In the meantime, Thailand’s tourist sector and those driving the expansion of technology have been forging ahead with plans to grow the economy.

It is clear that Thailand now has a strong, emerging middle class with continued urbanisation and wealth creation. Government policy, while now aiming to increase GDP though ‘added value’ also hopes to raise Thai income levels through tourism being directed at secondary areas in Thailand as well as known favourite tourist spots and more technology based industry.

The Thailand 4.0 plan is to utilise and apply technology in all areas of business and sectors of the economy including farming. Thailand is pushing its Eastern Economic Corridor in its eastern provinces near the sea, as well as plans to develop a fledgling technology and internet business sector targeting Asia and world markets.

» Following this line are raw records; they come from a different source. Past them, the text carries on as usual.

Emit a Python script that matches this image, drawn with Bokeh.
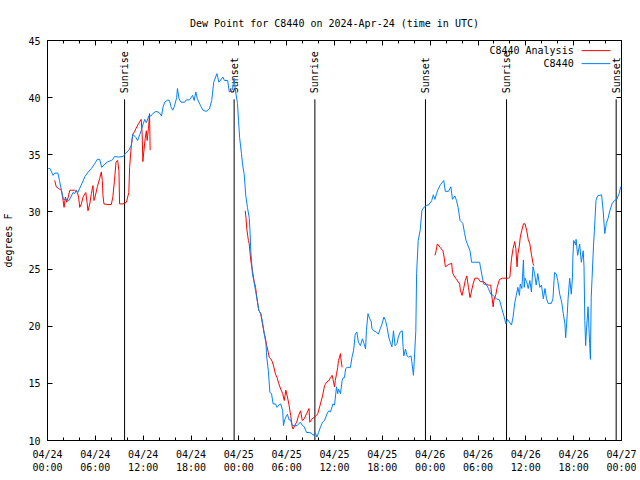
from bokeh.plotting import figure
from bokeh.models import FixedTicker, LinearAxis, Range1d
from bokeh.core.properties import value
from bokeh.embed import file_html
from bokeh.resources import INLINE
import math

NaN = float("nan")
TITLE = "Dew Point for C8440 on 2024-Apr-24 (time in UTC)"
Y_LABEL = "degrees F"

# hours since 2024-04-24 00:00 UTC
x_tick_hours = [0, 6, 12, 18, 24, 30, 36, 42, 48, 54, 60, 66, 72]
x_tick_labels = ["04/24\n00:00", "04/24\n06:00", "04/24\n12:00", "04/24\n18:00",
                 "04/25\n00:00", "04/25\n06:00", "04/25\n12:00", "04/25\n18:00",
                 "04/26\n00:00", "04/26\n06:00", "04/26\n12:00", "04/26\n18:00",
                 "04/27\n00:00"]
y_ticks = [10, 15, 20, 25, 30, 35, 40, 45]

sun_hours = [9.67, 23.41, 33.54, 47.41, 57.58, 71.33]
sun_labels = ["Sunrise", "Sunset", "Sunrise", "Sunset", "Sunrise", "Sunset"]

obs_hours = [0.1, 0.3, 0.7, 0.9, 1.3, 1.5, 1.8, 2.0, 2.4, 2.7, 3.0, 3.2, 3.4, 3.6, 3.8,
             4.2, 4.7, 5.1, 5.5, 5.9, 6.25, 6.55, 6.8, 7.2, 7.6, 8.0, 8.2, 8.4, 8.9, 9.5,
             9.75, 10.2, 10.5, 10.7, 11.1, 11.3, 11.75, 11.95, 12.2, 12.4, 12.7, 13.0, 13.2,
             13.6, 14.0, 14.3, 14.5, 14.7, 15.1, 15.3, 15.5, 15.7, 15.9, 16.2, 16.3, 16.5,
             16.75, 17.2, 17.4, 17.8, 18.2, 18.4, 18.6, 18.8, 19.2, 19.5, 19.9, 20.3, 20.6,
             20.85, 21.25, 21.5, 22.0, 22.2, 22.6, 22.8, 23.2, 23.4, 23.6, 23.83, 23.96,
             24.1, 24.33, 24.46, 24.67, 24.875, 25.08, 25.3, 25.4, 25.5, 25.7, 25.9, 26.1,
             26.3, 26.5, 26.75, 26.96, 27.2, 27.4, 27.5, 27.7, 27.9, 28.1, 28.3, 28.6, 28.8,
             29.0, 29.25, 29.5, 29.6, 29.75, 29.9, 30.1, 30.3, 30.5, 30.7, 31.0, 31.3, 31.7,
             32.0, 32.2, 32.5, 32.8, 33.1, 33.3, 33.6, 33.8, 34.0, 34.25, 34.5, 34.75, 35.1,
             35.3, 35.5, 35.8, 36.0, 36.1, 36.25, 36.4, 36.5, 36.75, 36.96, 37.1, 37.25,
             37.4, 37.6, 38.0, 38.2, 38.4, 38.6, 38.8, 39.0, 39.25, 39.5, 39.7, 39.9, 40.0,
             40.2, 40.4, 40.6, 40.7, 40.9, 41.25, 41.5, 41.75, 41.96, 42.2, 42.4, 42.6, 42.8,
             43.0, 43.2, 43.4, 43.6, 43.85, 44.0, 44.25, 44.5, 44.6, 44.7, 44.9, 45.1, 45.3,
             45.6, 45.7, 45.9, 46.0, 46.2, 46.3, 46.5, 46.75, 46.96, 47.2, 47.6, 47.8, 48.2,
             48.4, 48.6, 48.8, 49.0, 49.3, 49.7, 49.9, 50.3, 50.6, 50.8, 51.1, 51.3, 51.5,
             51.75, 52.1, 52.3, 52.5, 53.0, 53.2, 53.6, 54.2, 54.3, 54.7, 55.1, 55.3, 55.6,
             55.9, 56.3, 56.7, 57.0, 57.25, 57.5, 57.7, 57.9, 58.2, 58.4, 58.6, 58.8, 59.0,
             59.2, 59.3, 59.5, 59.7, 59.8, 59.9, 60.1, 60.3, 60.5, 60.7, 60.9, 61.1, 61.3,
             61.5, 61.75, 61.96, 62.2, 62.4, 62.6, 62.8, 63.2, 63.4, 63.6, 63.8, 64.0, 64.25,
             64.5, 64.7, 64.9, 65.0, 65.2, 65.3, 65.5, 65.7, 65.85, 65.9, 66.0, 66.25, 66.3,
             66.5, 66.75, 66.96, 67.2, 67.3, 67.4, 67.5, 67.6, 67.8, 68.0, 68.1, 68.2, 68.3,
             68.5, 68.6, 68.8, 69.0, 69.5, 69.7, 69.9, 70.1, 70.3, 70.5, 70.8, 71.1, 71.4,
             71.7, 71.9]
obs_dew = [33.8, 33.8, 33.2, 33.4, 33.4, 32.75, 31.7, 31.1, 31.1, 31.0, 31.4, 31.7, 31.6, 31.9, 31.7,
           32.3, 33.1, 33.5, 33.8, 34.2, 34.6, 34.6, 33.9, 34.2, 34.4, 34.5, 34.6, 34.85, 34.8, 34.85,
           35.1, 35.4, 35.8, 36.8, 36.5, 36.25, 37.1, 37.6, 38.1, 37.8, 38.4, 38.4, 38.6,
           38.8, 38.7, 38.4, 39.2, 39.6, 39.8, 39.75, 39.2, 38.9, 39.2, 40.0, 40.8, 39.9,
           39.6, 39.6, 39.8, 39.8, 40.2, 39.75, 40.5, 39.9, 39.3, 38.9, 38.8, 39.0, 39.75,
           41.35, 42.1, 41.35, 41.8, 41.5, 41.5, 40.5, 40.7, 41.7, 40.5, 39.5, 38.0,
           36.5, 35.1, 34.2, 33.3, 31.4, 30.4, 29.5, 28.4, 26.6, 24.6, 23.9, 23.1,
           22.3, 21.4, 21.1, 20.4, 19.3, 18.5, 17.3, 16.1, 14.2, 14.1, 13.2, 13.2, 12.9,
           13.1, 13.2, 12.6, 11.3, 11.8, 12.05, 12.3, 11.8, 11.8, 11.3, 11.3, 11.3, 11.6,
           11.3, 11.2, 10.7, 10.7, 10.65, 10.45, 10.65, 10.3, 10.7, 11.2, 11.6, 11.75, 12.4,
           12.6, 12.5, 13.2, 13.1, 13.7, 14.7, 14.1, 14.5, 14.1, 15.25, 15.5, 15.5,
           16.3, 16.4, 16.4, 17.3, 17.9, 19.3, 19.5, 18.6, 18.3, 18.9, 18.5, 18.0, 19.6,
           21.1, 20.7, 20.4, 19.8, 19.6, 19.5, 19.3, 19.8, 20.2, 20.8, 20.5, 19.9, 19.05,
           18.6, 18.2, 19.6, 18.3, 18.5, 19.05, 19.5, 19.6, 18.2, 17.4, 18.0, 17.4, 17.3,
           17.4, 16.9, 15.7, 16.9, 19.6, 24.6, 27.5, 28.4, 30.1, 30.4, 30.6, 30.6, 31.0,
           31.5, 31.1, 31.6, 32.0, 32.4, 32.75, 31.8, 31.8, 32.2, 31.1, 31.4, 31.0, 30.4,
           29.25, 29.0, 28.2, 27.5, 26.6, 25.6, 25.6, 25.6, 25.2, 23.7, 23.6, 23.3, 22.8,
           22.7, 22.4, 22.3, 21.5, 20.9, 20.2, 20.6, 20.4, 20.1, 20.8, 22.0, 22.7, 23.4,
           22.7, 23.7, 23.3, 25.8, 23.4, 24.2, 23.9, 23.3, 24.0, 23.0, 25.2, 24.6, 23.6,
           24.6, 23.4, 23.6, 22.4, 23.3, 22.4, 22.0, 22.0, 22.4, 24.7, 24.6, 24.0, 22.8,
           22.1, 21.1, 20.2, 19.0, 21.1, 22.4, 24.2, 22.8, 24.3, 26.0, 27.5, 27.1, 27.6,
           26.2, 27.2, 25.6, 26.6, 25.2, 20.5, 18.3, 19.6, 21.7, 18.5, 17.1, 22.5, 24.1,
           27.2, 28.4, 31.0, 31.4, 31.5, 30.1, 28.1, 29.0, 29.4, 30.0, 30.7, 31.0, 31.1,
           31.6, 32.2]

ana_hours = [0.9, 1.1, 1.5, 1.75, 1.96, 2.08, 2.25, 2.4, 2.6, 2.8, 3.0, 3.4, 3.75, 3.9, 4.04,
             4.25, 4.46, 4.8, 4.96, 5.08, 5.3, 5.5, 5.7, 5.83, 6.0, 6.25, 6.54, 6.75, 6.875,
             6.96, 7.08, 7.5, 8.0, 8.2, 8.4, 8.6, 8.8, 8.96, 9.04, 9.46, 9.9, 10.2, 10.3,
             10.5, 10.7, 10.9, 11.1, 11.4, 11.75, 11.875, 11.96, 12.1, 12.25, 12.4, 12.5,
             12.7, 12.8, 12.875,
             NaN,
             24.8, 24.9, 25.0, 25.2, 25.3, 25.5, 25.7, 25.9, 26.1, 26.25, 26.5, 26.75, 26.96,
             27.2, 27.3, 27.5, 27.7, 27.8, 28.0, 28.2, 28.4, 28.6, 28.8, 29.0, 29.25, 29.5,
             29.7, 29.9, 30.1, 30.3, 30.5, 30.7, 30.8, 31.0, 31.25, 31.5, 31.75, 31.96, 32.2,
             32.5, 32.8, 32.9, 33.2, 33.5, 33.75, 33.9, 34.2, 34.5, 34.75, 35.0, 35.3, 35.5,
             35.7, 35.8, 36.0, 36.1, 36.25, 36.4, 36.5, 36.75, 36.8, 36.96,
             NaN,
             48.6, 48.75, 48.9, 49.25, 49.6, 49.75, 49.9, 50.3, 50.7, 50.8, 51.0, 51.3, 51.7,
             51.8, 52.0, 52.2, 52.4, 52.6, 52.8, 53.0, 53.1, 53.35, 53.6, 54.0, 54.3, 54.7,
             55.0, 55.3, 55.6, 55.7, 55.8, 55.9, 56.0, 56.25, 56.4, 56.7, 57.1, 57.5, 57.8,
             58.0, 58.2, 58.4, 58.6, 58.75, 58.9, 59.0, 59.2, 59.3, 59.5, 59.7, 59.9, 60.1,
             60.3, 60.5, 60.7, 60.9, 61.0]
ana_dew = [32.75, 32.2, 32.0, 31.9, 31.0, 30.4, 31.3, 30.85, 31.3, 31.9, 31.9, 31.9, 31.7, 31.3, 30.4,
           30.7, 31.3, 31.7, 30.85, 30.1, 30.7, 31.6, 32.3, 31.0, 31.4, 32.2, 32.9, 33.5, 32.75,
           31.4, 30.7, 30.65, 30.65, 31.3, 32.75, 34.4, 34.5, 33.6, 30.7, 30.7, 30.85, 31.7, 33.9,
           35.7, 36.8, 37.0, 37.3, 37.7, 38.1, 36.8, 34.4, 35.4, 36.4, 37.1, 36.25,
           37.6, 38.6, 35.4,
           NaN,
           30.1, 29.5, 28.5, 27.5, 27.2, 25.75, 24.9, 24.0, 23.4, 22.55, 21.4, 21.1, 20.2,
           19.3, 19.05, 18.3, 17.7, 17.3, 17.15, 16.9, 16.4, 15.8, 15.5, 15.0, 14.5, 14.1,
           13.5, 14.4, 13.8, 13.1, 12.2, 11.2, 11.0, 11.3, 11.6, 12.2, 12.6, 11.75, 11.9,
           12.35, 12.8, 11.6, 11.9, 12.05, 12.2, 12.35, 13.1, 13.9, 14.8, 15.1, 15.25, 15.5,
           15.7, 15.4, 14.7, 15.25, 15.8, 16.4, 17.0, 17.6, 17.15, 16.4,
           NaN,
           26.2, 26.6, 27.2, 26.9, 26.6, 26.05, 25.2, 25.4, 25.5, 24.7, 24.4, 24.1, 23.7,
           23.1, 22.7, 23.3, 24.0, 24.4, 23.4, 22.5, 22.8, 23.6, 24.2, 24.2, 23.9, 23.9,
           23.7, 23.6, 23.6, 22.8, 22.3, 21.7, 22.3, 22.8, 23.4, 24.1, 24.2, 24.2, 24.2,
           24.3, 25.9, 26.8, 27.4, 26.8, 25.2, 26.3, 27.1, 27.8, 28.4, 28.96, 28.96, 28.4,
           27.6, 27.2, 26.3, 25.5, 25.3]

series_names = ["C8440 Analysis", "C8440"]
series_colors = ["#ff0000", "#0080ff"]

X_START, X_END = 0, 72
Y_START, Y_END = 10, 45

FONT = "DejaVu Sans Mono"
FS = "10px"

p = figure(width=636, height=476, title=TITLE,
           x_range=Range1d(X_START, X_END), y_range=Range1d(Y_START, Y_END),
           output_backend="svg", toolbar_location=None,
           min_border_left=46, min_border_right=15, min_border_top=40, min_border_bottom=36)

p.title.text_font = FONT
p.title.text_font_size = FS
p.title.text_font_style = "normal"
p.title.align = "center"
p.title.text_color = "black"
p.title.standoff = 23

p.grid.visible = False
p.outline_line_color = "black"
p.outline_line_alpha = 1.0
p.background_fill_color = "white"
p.border_fill_color = "white"

xticker = FixedTicker(ticks=x_tick_hours, minor_ticks=list(range(0, 73, 2)))
yticker = FixedTicker(ticks=y_ticks, minor_ticks=[])


def style_axis(ax, show_labels):
    ax.axis_line_color = "black"
    ax.major_tick_line_color = "black"
    ax.minor_tick_line_color = "black"
    ax.major_tick_in = 5
    ax.major_tick_out = 0
    ax.minor_tick_in = 3
    ax.minor_tick_out = 0
    ax.major_label_text_font = FONT
    ax.major_label_text_font_size = FS
    if show_labels:
        ax.major_label_text_color = "black"
    else:
        ax.major_label_text_color = None
        ax.major_label_standoff = 0


xa = p.xaxis[0]
xa.ticker = xticker
xa.major_label_overrides = {h: lab for h, lab in zip(x_tick_hours, x_tick_labels)}
style_axis(xa, True)
xa.major_label_standoff = 8
xa.major_label_text_line_height = 1.25

ya = p.yaxis[0]
ya.ticker = yticker
style_axis(ya, True)
ya.major_label_standoff = 7
ya.axis_label = Y_LABEL
ya.axis_label_text_font = FONT
ya.axis_label_text_font_size = FS
ya.axis_label_text_font_style = "normal"
ya.axis_label_text_color = "black"
ya.axis_label_standoff = 11

top_ax = LinearAxis(ticker=xticker)
style_axis(top_ax, False)
p.add_layout(top_ax, "above")
right_ax = LinearAxis(ticker=yticker)
style_axis(right_ax, False)
p.add_layout(right_ax, "right")

# sunrise / sunset markers
sun_top = Y_END - 0.147 * (Y_END - Y_START)
sun_label_y = Y_END - 0.132 * (Y_END - Y_START)
p.segment(x0=sun_hours, y0=[Y_START] * len(sun_hours), x1=sun_hours, y1=[sun_top] * len(sun_hours),
          line_color="black", line_width=1)
p.text(x=sun_hours, y=[sun_label_y] * len(sun_hours), text=sun_labels, angle=math.pi / 2,
       text_align="left", text_baseline="middle", text_font=value(FONT),
       text_font_size=FS, text_color="black")

# data series
p.line(ana_hours, ana_dew, line_color=series_colors[0], line_width=1)
p.line(obs_hours, obs_dew, line_color=series_colors[1], line_width=1)

# key (gnuplot style: text then sample line)
key_text_x = X_END - 6.0
key_line_x0 = X_END - 5.0
key_line_x1 = X_END - 1.4
key_rows = [Y_END - 0.0253 * (Y_END - Y_START), Y_END - 0.0578 * (Y_END - Y_START)]
p.text(x=[key_text_x] * 2, y=key_rows, text=series_names, text_align="right",
       text_baseline="middle", text_font=value(FONT), text_font_size=FS, text_color="black")
p.segment(x0=[key_line_x0] * 2, y0=key_rows, x1=[key_line_x1] * 2, y1=key_rows,
          line_color=series_colors, line_width=1)

open("out.html", "w").write(file_html(p, INLINE))
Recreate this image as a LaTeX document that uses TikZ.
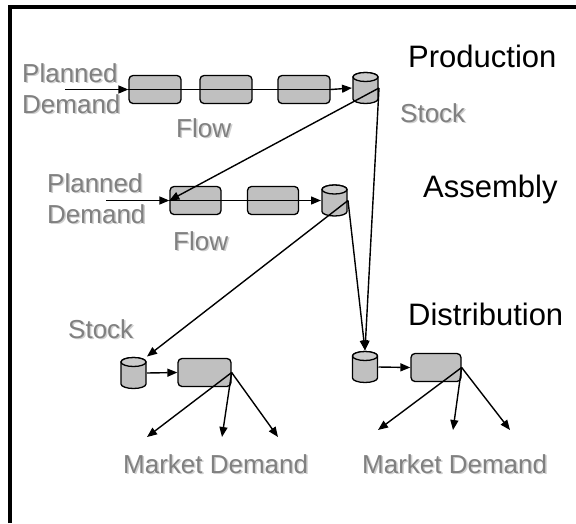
\documentclass[tikz,border=0pt]{standalone}
\usepackage{fontspec}
\setmainfont{Liberation Sans}
\usetikzlibrary{arrows.meta}
\definecolor{boxgray}{HTML}{C0C0C0}
\definecolor{topgray}{HTML}{CCCCCC}
\definecolor{labgray}{HTML}{808080}
\definecolor{shade}{HTML}{CFCFCF}
\newcommand\shadowed[1]{\makebox[0pt][l]{\kern1.5pt\raisebox{-1.5pt}{\textcolor{shade}{#1}}}#1}
\begin{document}
\begin{tikzpicture}[x=1pt,y=-1pt,
 procbox/.style={draw, line width=1.3pt, rounded corners=4pt, fill=boxgray, minimum width=52pt, minimum height=28pt, inner sep=0pt},
 store/.style={rectangle, draw=none, minimum width=26.6pt, minimum height=32.6pt, inner sep=0pt,
   path picture={
     \begin{scope}[shift={(path picture bounding box.center)}, x=1pt, y=1pt, line width=1.3pt]
       \filldraw[fill=boxgray] (-12.5,11) -- (-12.5,-11)
          arc[start angle=180, end angle=360, x radius=12.5, y radius=4.5]
          -- (12.5,11) arc[start angle=0, end angle=180, x radius=12.5, y radius=4.5] -- cycle;
       \filldraw[fill=topgray] (0,11) ellipse[x radius=12.5, y radius=4.5];
     \end{scope}
   }},
 title/.style={anchor=base west, inner sep=0pt, font=\fontsize{31}{37}\selectfont},
 glabel/.style={anchor=base west, inner sep=0pt, text=labgray, font=\fontsize{26}{31}\selectfont},
 conn/.style={line width=1.4pt},
 arr/.style={conn, -{Triangle[length=10pt,width=8pt]}}
]
\fill[white] (0,0) rectangle (576,523);
\useasboundingbox (0,0) rectangle (576,523);
\draw[line width=4pt] (10,523) -- (10,7) -- (576,7);

% titles
\node[title] (tprod) at (408,67) {Production};
\node[title] (tasm) at (423,197) {Assembly};
\node[title] (tdist) at (408,325) {Distribution};

% gray labels
\node[glabel] (pl1) at (22,82) {\shadowed{Planned}};
\node[glabel] (de1) at (22,113) {\shadowed{Demand}};
\node[glabel] (fl1) at (176,137) {\shadowed{Flow}};
\node[glabel] (st1) at (400,122) {\shadowed{Stock}};
\node[glabel] (pl2) at (47,192) {\shadowed{Planned}};
\node[glabel] (de2) at (47,223) {\shadowed{Demand}};
\node[glabel] (fl2) at (173,250) {\shadowed{Flow}};
\node[glabel] (st3) at (68,338) {\shadowed{Stock}};
\node[glabel] (md1) at (123,473) {\shadowed{Market Demand}};
\node[glabel] (md2) at (362,473) {\shadowed{Market Demand}};

% production row
\node[procbox] (b11) at (155,89.5) {};
\node[procbox] (b12) at (226,89.5) {};
\node[procbox] (b13) at (304,89.5) {};
\node[store] (c1) at (365.5,88) {};
\coordinate (pd1) at (65,89.5);

% assembly row
\node[procbox, minimum width=51pt] (a1) at (195.5,200.5) {};
\node[procbox, minimum width=51pt] (a2) at (273,200.5) {};
\node[store] (c2) at (334.5,200.5) {};
\coordinate (pd2) at (106,200.5);

% distribution
\node[store] (c3) at (133.5,373) {};
\node[procbox, minimum width=53pt] (d1) at (204.5,372.5) {};
\node[store] (c4) at (365,367) {};
\node[procbox, minimum width=50pt] (d2) at (436,367.5) {};

\coordinate (m11) at (147,437);
\coordinate (m12) at (222,437);
\coordinate (m13) at (278,437);
\coordinate (m21) at (378,430);
\coordinate (m22) at (453,430);
\coordinate (m23) at (510,430);

% connectors
\draw[arr] (pd1) -- (b11.west);
\draw[conn] (b11.west) -- (b13.east);
\draw[arr] (b13.east) -- (c1.west);
\draw[arr] (pd2) -- (a1.west);
\draw[conn] (a1.west) -- (a2.east);
\draw[arr] (a2.east) -- (c2.west);
\draw[arr] (c1.east) -- (a1.west);
\draw[arr] (c1.east) -- (c4.north);
\draw[arr] (c2.east) -- (c3.north east);
\draw[arr] (c2.east) -- (c4.north);
\draw[arr] (c3.east) -- (d1.west);
\draw[arr] (c4.east) -- (d2.west);
\draw[arr] (d1.east) -- (m11);
\draw[arr] (d1.east) -- (m12);
\draw[arr] (d1.east) -- (m13);
\draw[arr] (d2.east) -- (m21);
\draw[arr] (d2.east) -- (m22);
\draw[arr] (d2.east) -- (m23);
\end{tikzpicture}
\end{document}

Respected economist calls for the Thai government to lower indirect taxation on the poor and tax conspicuous consumption by the rich

However, Sawai is urging caution and moderation. His prescription is for the Thai government to reduce taxes on everyday products and services so as to boost the spending power of poor Thai people.

He is calling, correspondingly, for increased taxes on conspicuous and ostentatious consumption. He has voiced concern that the new technology sector, as in western countries, will be cut off from the working-class man and woman.

Thai economist worked at World Bank for 20 years

This concern may have a genuine basis as we have seen recently in protests from the European Union and populist forces coming to the fore in western countries. The economist has also voiced his concern that new technology should be employed and used on a moral and ethical basis, for the good of society as a whole.

The long-time economist has expressed a view that the Thai government must take a role in offering instruction and guidance to Thai citizens on the proper uses of money and day to day management.

He has warned against overconsumption. Sawai Boonma worked at the World Bank for 20 years and that organisation has a very good understanding of Thailand as well as its current economic and social challenges, perhaps more so than any other international agency.